Copy exactly the lines that run from the top of the listing to the line containing "ids_03 = [0, 0.008, 0.010, 0.015, 0.021, 0.023, 0.031, 0.036]", both ends included, and omit the pictures.
:::::
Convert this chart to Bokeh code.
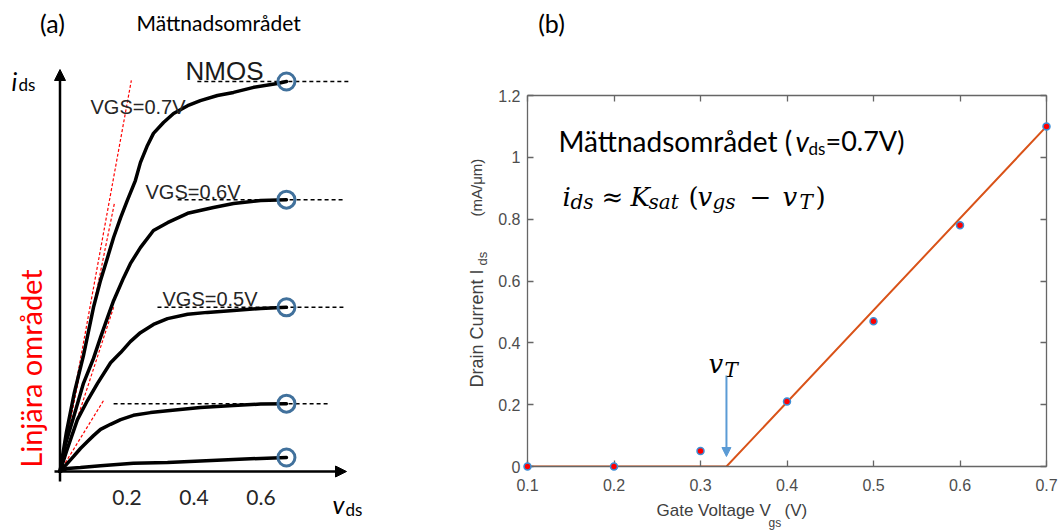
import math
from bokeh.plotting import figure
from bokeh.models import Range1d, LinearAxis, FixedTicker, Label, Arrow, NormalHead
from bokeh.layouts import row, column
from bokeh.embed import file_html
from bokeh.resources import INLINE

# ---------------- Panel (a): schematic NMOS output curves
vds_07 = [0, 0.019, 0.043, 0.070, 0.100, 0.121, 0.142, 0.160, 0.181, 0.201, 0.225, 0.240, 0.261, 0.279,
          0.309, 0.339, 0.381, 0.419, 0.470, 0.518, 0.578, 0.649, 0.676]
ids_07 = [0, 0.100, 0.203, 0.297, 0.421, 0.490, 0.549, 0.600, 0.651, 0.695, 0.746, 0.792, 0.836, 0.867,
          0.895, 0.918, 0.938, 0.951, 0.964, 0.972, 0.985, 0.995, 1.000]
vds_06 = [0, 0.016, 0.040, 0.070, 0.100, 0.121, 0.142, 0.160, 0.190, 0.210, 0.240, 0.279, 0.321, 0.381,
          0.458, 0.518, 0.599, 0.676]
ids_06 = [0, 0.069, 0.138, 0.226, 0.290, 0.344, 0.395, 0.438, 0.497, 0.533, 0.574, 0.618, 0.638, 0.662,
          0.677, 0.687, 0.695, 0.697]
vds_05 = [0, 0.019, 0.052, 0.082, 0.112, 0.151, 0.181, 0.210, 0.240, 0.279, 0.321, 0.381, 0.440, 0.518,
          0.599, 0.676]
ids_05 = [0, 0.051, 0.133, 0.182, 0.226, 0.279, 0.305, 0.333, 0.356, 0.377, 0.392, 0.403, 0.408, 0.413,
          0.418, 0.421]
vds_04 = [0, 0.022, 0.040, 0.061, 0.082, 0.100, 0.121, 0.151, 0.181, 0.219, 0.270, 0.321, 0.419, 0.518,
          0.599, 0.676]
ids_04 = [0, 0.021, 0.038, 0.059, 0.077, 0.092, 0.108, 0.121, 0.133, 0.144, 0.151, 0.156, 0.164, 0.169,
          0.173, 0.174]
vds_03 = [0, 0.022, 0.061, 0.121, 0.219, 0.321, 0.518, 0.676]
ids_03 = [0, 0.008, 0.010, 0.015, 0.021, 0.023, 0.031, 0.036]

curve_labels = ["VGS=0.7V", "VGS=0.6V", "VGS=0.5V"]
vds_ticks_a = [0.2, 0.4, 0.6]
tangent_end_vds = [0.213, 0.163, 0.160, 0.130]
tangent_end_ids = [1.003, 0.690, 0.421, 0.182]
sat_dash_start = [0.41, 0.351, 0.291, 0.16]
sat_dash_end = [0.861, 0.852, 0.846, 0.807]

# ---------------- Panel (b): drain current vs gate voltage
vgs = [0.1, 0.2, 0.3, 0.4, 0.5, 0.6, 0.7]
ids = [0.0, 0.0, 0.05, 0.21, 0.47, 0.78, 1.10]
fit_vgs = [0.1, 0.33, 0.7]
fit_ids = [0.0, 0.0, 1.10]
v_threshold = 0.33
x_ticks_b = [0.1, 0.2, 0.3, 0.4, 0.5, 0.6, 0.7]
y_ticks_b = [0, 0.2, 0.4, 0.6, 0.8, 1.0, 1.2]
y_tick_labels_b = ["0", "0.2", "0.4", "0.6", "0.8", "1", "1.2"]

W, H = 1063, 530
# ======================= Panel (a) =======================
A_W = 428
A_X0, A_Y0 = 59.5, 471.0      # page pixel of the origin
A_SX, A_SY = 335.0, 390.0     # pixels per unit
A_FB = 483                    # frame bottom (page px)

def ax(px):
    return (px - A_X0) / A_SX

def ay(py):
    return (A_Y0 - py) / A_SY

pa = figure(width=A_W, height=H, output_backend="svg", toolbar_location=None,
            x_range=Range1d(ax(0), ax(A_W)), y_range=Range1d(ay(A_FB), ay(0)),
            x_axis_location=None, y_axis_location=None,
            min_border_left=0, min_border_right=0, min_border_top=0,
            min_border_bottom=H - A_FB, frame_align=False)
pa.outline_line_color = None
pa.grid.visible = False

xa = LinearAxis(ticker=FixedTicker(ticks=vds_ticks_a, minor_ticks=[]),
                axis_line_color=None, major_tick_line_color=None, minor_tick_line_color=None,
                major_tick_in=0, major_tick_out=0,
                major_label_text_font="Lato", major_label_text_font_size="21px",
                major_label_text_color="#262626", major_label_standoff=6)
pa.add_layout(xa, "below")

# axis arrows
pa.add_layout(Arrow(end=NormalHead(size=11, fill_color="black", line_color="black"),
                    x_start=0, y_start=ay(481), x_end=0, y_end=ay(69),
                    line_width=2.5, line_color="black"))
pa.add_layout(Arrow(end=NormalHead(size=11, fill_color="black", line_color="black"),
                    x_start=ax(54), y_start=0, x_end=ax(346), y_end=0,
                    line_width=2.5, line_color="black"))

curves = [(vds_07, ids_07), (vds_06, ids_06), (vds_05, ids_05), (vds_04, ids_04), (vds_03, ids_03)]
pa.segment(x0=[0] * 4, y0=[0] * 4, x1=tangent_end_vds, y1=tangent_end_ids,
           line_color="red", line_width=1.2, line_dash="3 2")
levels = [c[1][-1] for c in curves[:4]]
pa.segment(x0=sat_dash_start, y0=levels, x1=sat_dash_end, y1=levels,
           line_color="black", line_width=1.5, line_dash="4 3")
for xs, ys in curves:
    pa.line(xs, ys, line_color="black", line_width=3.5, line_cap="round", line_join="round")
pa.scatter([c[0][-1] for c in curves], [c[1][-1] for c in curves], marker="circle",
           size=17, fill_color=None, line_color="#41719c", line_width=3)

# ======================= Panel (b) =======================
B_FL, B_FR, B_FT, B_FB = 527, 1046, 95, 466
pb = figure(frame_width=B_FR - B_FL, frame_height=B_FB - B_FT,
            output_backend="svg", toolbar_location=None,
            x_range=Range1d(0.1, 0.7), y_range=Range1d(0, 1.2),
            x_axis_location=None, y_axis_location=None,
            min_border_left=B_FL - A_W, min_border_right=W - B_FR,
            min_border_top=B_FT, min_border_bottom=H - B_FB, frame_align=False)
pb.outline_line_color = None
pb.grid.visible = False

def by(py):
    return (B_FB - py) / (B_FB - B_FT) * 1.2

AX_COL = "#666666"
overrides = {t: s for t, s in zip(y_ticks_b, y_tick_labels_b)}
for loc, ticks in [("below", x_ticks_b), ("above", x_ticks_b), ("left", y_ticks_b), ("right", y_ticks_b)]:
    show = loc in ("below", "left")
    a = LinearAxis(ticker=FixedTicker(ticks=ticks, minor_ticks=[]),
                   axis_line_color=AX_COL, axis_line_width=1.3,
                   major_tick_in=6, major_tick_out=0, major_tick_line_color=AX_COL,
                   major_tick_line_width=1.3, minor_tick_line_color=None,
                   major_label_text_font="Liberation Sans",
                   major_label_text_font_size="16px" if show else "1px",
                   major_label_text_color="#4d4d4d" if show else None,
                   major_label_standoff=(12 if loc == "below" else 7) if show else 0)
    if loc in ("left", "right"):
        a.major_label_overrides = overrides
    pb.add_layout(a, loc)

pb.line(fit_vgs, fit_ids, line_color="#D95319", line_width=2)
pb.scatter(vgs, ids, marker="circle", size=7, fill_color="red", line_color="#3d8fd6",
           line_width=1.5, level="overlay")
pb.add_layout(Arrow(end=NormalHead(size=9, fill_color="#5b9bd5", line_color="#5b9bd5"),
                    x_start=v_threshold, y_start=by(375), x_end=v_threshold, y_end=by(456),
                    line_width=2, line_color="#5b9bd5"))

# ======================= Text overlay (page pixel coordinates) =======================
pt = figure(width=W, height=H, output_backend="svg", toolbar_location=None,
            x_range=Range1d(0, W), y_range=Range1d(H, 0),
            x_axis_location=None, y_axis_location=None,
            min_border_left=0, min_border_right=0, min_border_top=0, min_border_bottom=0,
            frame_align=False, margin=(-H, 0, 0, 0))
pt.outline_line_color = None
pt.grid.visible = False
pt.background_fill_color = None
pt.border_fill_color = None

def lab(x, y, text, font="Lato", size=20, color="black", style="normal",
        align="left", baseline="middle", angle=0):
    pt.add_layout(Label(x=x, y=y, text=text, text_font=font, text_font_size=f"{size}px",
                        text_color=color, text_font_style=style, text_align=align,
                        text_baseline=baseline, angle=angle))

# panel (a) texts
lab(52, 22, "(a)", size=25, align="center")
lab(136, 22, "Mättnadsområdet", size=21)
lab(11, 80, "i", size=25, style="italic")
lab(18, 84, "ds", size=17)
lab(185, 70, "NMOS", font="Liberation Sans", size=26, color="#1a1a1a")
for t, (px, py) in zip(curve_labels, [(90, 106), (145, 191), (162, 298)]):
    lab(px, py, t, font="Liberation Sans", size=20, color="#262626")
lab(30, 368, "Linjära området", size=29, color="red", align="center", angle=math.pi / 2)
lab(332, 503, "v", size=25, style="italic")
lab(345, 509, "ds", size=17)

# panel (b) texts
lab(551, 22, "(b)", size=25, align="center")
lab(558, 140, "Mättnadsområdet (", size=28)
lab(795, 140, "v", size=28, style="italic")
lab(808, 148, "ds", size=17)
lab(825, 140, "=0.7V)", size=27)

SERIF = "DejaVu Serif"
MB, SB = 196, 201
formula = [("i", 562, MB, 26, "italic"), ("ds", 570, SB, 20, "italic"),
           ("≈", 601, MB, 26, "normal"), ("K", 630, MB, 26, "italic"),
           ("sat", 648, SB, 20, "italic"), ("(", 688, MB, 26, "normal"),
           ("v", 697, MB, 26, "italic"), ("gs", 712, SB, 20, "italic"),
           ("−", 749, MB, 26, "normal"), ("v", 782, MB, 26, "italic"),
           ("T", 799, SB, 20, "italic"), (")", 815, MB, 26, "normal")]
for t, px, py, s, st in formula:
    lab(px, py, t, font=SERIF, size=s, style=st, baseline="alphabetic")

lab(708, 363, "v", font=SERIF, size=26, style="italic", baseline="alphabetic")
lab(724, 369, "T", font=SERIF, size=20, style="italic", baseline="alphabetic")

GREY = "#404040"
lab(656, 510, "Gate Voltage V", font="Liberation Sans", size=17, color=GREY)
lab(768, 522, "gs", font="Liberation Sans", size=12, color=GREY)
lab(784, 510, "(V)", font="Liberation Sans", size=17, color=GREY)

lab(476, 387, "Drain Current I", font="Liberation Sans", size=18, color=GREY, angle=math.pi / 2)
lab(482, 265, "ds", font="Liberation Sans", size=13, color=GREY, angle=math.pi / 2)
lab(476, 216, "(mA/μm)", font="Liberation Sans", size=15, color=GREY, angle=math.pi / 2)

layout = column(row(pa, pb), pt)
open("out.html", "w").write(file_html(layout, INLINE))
:::::
▶ **Task answer**
Convert this chart to Bokeh code.
import math
from bokeh.plotting import figure
from bokeh.models import Range1d, LinearAxis, FixedTicker, Label, Arrow, NormalHead
from bokeh.layouts import row, column
from bokeh.embed import file_html
from bokeh.resources import INLINE

# ---------------- Panel (a): schematic NMOS output curves
vds_07 = [0, 0.019, 0.043, 0.070, 0.100, 0.121, 0.142, 0.160, 0.181, 0.201, 0.225, 0.240, 0.261, 0.279,
          0.309, 0.339, 0.381, 0.419, 0.470, 0.518, 0.578, 0.649, 0.676]
ids_07 = [0, 0.100, 0.203, 0.297, 0.421, 0.490, 0.549, 0.600, 0.651, 0.695, 0.746, 0.792, 0.836, 0.867,
          0.895, 0.918, 0.938, 0.951, 0.964, 0.972, 0.985, 0.995, 1.000]
vds_06 = [0, 0.016, 0.040, 0.070, 0.100, 0.121, 0.142, 0.160, 0.190, 0.210, 0.240, 0.279, 0.321, 0.381,
          0.458, 0.518, 0.599, 0.676]
ids_06 = [0, 0.069, 0.138, 0.226, 0.290, 0.344, 0.395, 0.438, 0.497, 0.533, 0.574, 0.618, 0.638, 0.662,
          0.677, 0.687, 0.695, 0.697]
vds_05 = [0, 0.019, 0.052, 0.082, 0.112, 0.151, 0.181, 0.210, 0.240, 0.279, 0.321, 0.381, 0.440, 0.518,
          0.599, 0.676]
ids_05 = [0, 0.051, 0.133, 0.182, 0.226, 0.279, 0.305, 0.333, 0.356, 0.377, 0.392, 0.403, 0.408, 0.413,
          0.418, 0.421]
vds_04 = [0, 0.022, 0.040, 0.061, 0.082, 0.100, 0.121, 0.151, 0.181, 0.219, 0.270, 0.321, 0.419, 0.518,
          0.599, 0.676]
ids_04 = [0, 0.021, 0.038, 0.059, 0.077, 0.092, 0.108, 0.121, 0.133, 0.144, 0.151, 0.156, 0.164, 0.169,
          0.173, 0.174]
vds_03 = [0, 0.022, 0.061, 0.121, 0.219, 0.321, 0.518, 0.676]
ids_03 = [0, 0.008, 0.010, 0.015, 0.021, 0.023, 0.031, 0.036]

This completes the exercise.